Exercise goal ▸ Determine the number of lines holding the word "chart"; answer with that number only.

[start]

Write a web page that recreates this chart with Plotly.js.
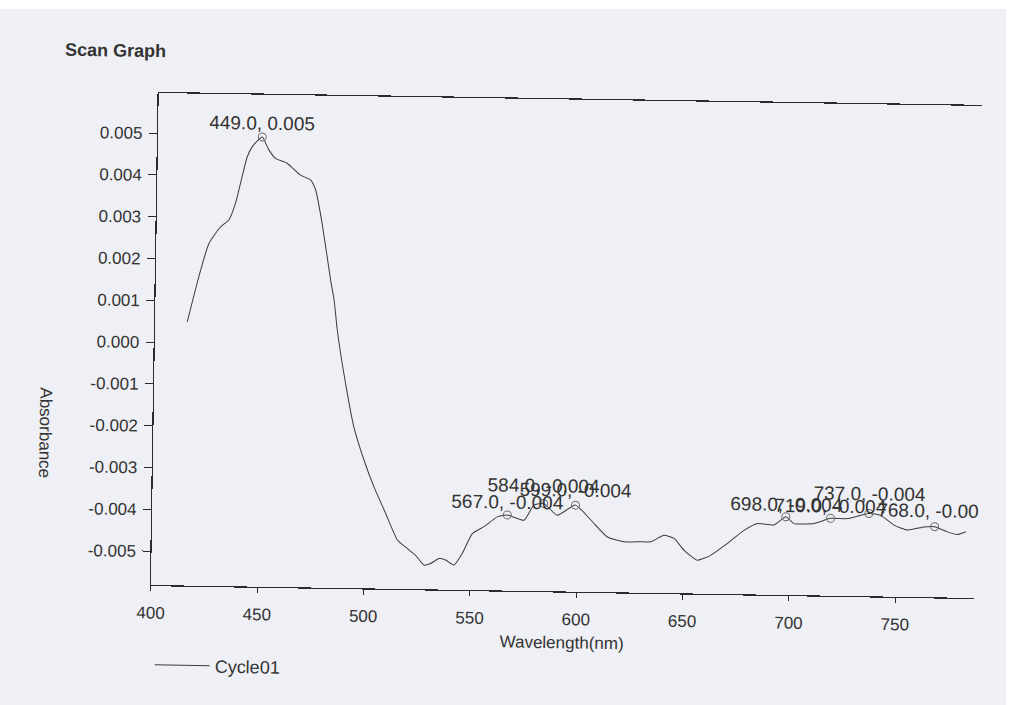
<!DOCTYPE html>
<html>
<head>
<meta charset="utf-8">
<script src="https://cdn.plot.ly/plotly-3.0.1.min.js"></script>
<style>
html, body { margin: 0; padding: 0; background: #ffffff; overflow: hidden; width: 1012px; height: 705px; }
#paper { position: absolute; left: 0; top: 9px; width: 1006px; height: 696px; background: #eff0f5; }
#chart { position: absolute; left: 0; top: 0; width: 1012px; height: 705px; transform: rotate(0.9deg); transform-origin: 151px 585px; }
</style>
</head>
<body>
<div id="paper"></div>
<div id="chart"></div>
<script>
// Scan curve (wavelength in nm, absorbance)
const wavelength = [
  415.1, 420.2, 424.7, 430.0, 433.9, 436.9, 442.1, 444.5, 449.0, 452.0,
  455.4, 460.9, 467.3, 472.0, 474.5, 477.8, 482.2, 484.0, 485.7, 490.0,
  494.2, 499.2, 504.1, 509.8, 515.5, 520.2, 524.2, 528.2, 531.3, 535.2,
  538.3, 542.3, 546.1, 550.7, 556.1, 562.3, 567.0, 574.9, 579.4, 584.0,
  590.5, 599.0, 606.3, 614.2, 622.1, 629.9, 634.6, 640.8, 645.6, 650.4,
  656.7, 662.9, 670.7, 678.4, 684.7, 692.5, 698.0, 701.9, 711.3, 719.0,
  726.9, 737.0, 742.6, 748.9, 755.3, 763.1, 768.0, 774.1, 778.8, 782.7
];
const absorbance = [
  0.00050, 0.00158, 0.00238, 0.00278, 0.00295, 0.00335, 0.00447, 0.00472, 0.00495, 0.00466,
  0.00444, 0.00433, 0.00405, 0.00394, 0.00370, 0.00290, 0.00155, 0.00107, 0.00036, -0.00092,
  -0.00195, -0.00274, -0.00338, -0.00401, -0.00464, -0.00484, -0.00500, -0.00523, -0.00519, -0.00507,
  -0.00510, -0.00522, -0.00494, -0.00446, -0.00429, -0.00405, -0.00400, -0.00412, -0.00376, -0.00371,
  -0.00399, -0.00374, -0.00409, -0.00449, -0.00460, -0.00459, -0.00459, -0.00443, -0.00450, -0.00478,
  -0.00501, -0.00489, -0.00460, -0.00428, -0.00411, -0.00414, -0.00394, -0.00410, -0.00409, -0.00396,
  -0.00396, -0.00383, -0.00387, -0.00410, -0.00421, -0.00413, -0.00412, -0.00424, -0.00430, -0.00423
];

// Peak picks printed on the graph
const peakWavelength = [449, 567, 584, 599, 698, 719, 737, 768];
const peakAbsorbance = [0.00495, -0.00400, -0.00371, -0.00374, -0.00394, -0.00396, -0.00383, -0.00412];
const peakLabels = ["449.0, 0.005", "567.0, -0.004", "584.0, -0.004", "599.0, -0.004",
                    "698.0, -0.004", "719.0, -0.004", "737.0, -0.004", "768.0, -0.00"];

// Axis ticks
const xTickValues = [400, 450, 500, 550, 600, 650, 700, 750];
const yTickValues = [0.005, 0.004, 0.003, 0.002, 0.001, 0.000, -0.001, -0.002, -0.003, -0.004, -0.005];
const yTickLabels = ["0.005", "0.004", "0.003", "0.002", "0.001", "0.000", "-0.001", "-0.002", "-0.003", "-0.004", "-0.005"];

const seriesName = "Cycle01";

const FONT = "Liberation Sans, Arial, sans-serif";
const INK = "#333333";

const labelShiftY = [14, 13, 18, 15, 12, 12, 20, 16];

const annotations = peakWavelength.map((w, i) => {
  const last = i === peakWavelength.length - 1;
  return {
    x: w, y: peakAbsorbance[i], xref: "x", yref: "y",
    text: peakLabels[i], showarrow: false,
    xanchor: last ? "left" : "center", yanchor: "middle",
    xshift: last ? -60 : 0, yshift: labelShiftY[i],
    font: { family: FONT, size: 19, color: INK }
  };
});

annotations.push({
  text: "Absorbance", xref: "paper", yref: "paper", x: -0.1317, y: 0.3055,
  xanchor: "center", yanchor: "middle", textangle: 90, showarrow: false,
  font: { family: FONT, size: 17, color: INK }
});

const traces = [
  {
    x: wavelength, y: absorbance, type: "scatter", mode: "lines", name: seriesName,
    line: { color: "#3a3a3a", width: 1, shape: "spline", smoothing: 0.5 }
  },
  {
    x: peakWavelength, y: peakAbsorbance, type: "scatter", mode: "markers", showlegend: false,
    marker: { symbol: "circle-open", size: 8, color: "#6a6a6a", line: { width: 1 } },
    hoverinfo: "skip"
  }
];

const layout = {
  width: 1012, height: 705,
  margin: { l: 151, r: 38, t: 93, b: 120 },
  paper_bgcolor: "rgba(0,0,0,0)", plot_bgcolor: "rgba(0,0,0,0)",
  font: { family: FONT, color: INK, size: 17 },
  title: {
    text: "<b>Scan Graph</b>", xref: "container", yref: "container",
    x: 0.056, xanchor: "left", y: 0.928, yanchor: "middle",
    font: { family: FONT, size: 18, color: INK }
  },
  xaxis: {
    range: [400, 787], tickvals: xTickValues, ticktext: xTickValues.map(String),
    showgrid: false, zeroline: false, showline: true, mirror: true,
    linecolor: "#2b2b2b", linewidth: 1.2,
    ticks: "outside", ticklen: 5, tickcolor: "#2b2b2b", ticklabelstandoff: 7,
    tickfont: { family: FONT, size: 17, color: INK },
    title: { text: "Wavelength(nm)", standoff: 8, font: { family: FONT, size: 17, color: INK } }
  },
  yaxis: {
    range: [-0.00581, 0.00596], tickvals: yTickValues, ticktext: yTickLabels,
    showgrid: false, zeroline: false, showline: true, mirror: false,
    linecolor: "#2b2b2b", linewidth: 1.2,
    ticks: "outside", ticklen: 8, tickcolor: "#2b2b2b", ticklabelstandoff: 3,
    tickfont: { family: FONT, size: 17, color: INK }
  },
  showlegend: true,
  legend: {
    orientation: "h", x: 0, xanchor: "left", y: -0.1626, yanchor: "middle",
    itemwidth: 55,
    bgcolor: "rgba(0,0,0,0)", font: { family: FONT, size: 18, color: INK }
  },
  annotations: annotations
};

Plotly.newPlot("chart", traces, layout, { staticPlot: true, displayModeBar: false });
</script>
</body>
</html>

[end]

Solution to the exercise ▸ 4